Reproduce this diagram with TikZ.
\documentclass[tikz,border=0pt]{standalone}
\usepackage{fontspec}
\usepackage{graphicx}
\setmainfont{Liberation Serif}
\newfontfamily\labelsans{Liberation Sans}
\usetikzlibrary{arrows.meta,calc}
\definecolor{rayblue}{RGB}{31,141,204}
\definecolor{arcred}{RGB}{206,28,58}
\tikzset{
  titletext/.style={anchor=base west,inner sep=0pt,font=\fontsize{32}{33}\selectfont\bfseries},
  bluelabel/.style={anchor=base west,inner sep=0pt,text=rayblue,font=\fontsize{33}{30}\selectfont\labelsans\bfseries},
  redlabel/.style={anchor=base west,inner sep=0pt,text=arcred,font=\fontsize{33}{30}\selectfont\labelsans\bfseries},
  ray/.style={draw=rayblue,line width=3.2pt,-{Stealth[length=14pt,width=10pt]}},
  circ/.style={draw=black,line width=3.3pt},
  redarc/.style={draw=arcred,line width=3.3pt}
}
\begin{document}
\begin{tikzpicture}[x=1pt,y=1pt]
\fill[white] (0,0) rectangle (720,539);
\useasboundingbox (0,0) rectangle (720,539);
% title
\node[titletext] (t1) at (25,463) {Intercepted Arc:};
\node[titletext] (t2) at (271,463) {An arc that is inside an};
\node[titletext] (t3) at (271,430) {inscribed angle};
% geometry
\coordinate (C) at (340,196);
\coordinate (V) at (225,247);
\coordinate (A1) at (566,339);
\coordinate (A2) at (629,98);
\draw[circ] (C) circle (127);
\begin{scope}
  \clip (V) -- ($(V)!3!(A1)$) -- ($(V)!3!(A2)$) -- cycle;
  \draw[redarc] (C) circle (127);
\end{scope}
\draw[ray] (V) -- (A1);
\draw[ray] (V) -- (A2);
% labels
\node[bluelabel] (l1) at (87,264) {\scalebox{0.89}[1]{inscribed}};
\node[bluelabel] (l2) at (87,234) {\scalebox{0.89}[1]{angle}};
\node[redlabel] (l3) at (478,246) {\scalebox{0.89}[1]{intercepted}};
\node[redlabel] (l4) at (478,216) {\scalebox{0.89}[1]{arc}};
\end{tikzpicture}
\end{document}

-.-.-

● STATED EXERCISE
Write each line above out exactly.

● ANSWER
Reproduce this diagram with TikZ.
\documentclass[tikz,border=0pt]{standalone}
\usepackage{fontspec}
\usepackage{graphicx}
\setmainfont{Liberation Serif}
\newfontfamily\labelsans{Liberation Sans}
\usetikzlibrary{arrows.meta,calc}
\definecolor{rayblue}{RGB}{31,141,204}
\definecolor{arcred}{RGB}{206,28,58}
\tikzset{
  titletext/.style={anchor=base west,inner sep=0pt,font=\fontsize{32}{33}\selectfont\bfseries},
  bluelabel/.style={anchor=base west,inner sep=0pt,text=rayblue,font=\fontsize{33}{30}\selectfont\labelsans\bfseries},
  redlabel/.style={anchor=base west,inner sep=0pt,text=arcred,font=\fontsize{33}{30}\selectfont\labelsans\bfseries},
  ray/.style={draw=rayblue,line width=3.2pt,-{Stealth[length=14pt,width=10pt]}},
  circ/.style={draw=black,line width=3.3pt},
  redarc/.style={draw=arcred,line width=3.3pt}
}
\begin{document}
\begin{tikzpicture}[x=1pt,y=1pt]
\fill[white] (0,0) rectangle (720,539);
\useasboundingbox (0,0) rectangle (720,539);
% title
\node[titletext] (t1) at (25,463) {Intercepted Arc:};
\node[titletext] (t2) at (271,463) {An arc that is inside an};
\node[titletext] (t3) at (271,430) {inscribed angle};
% geometry
\coordinate (C) at (340,196);
\coordinate (V) at (225,247);
\coordinate (A1) at (566,339);
\coordinate (A2) at (629,98);
\draw[circ] (C) circle (127);
\begin{scope}
  \clip (V) -- ($(V)!3!(A1)$) -- ($(V)!3!(A2)$) -- cycle;
  \draw[redarc] (C) circle (127);
\end{scope}
\draw[ray] (V) -- (A1);
\draw[ray] (V) -- (A2);
% labels
\node[bluelabel] (l1) at (87,264) {\scalebox{0.89}[1]{inscribed}};
\node[bluelabel] (l2) at (87,234) {\scalebox{0.89}[1]{angle}};
\node[redlabel] (l3) at (478,246) {\scalebox{0.89}[1]{intercepted}};
\node[redlabel] (l4) at (478,216) {\scalebox{0.89}[1]{arc}};
\end{tikzpicture}
\end{document}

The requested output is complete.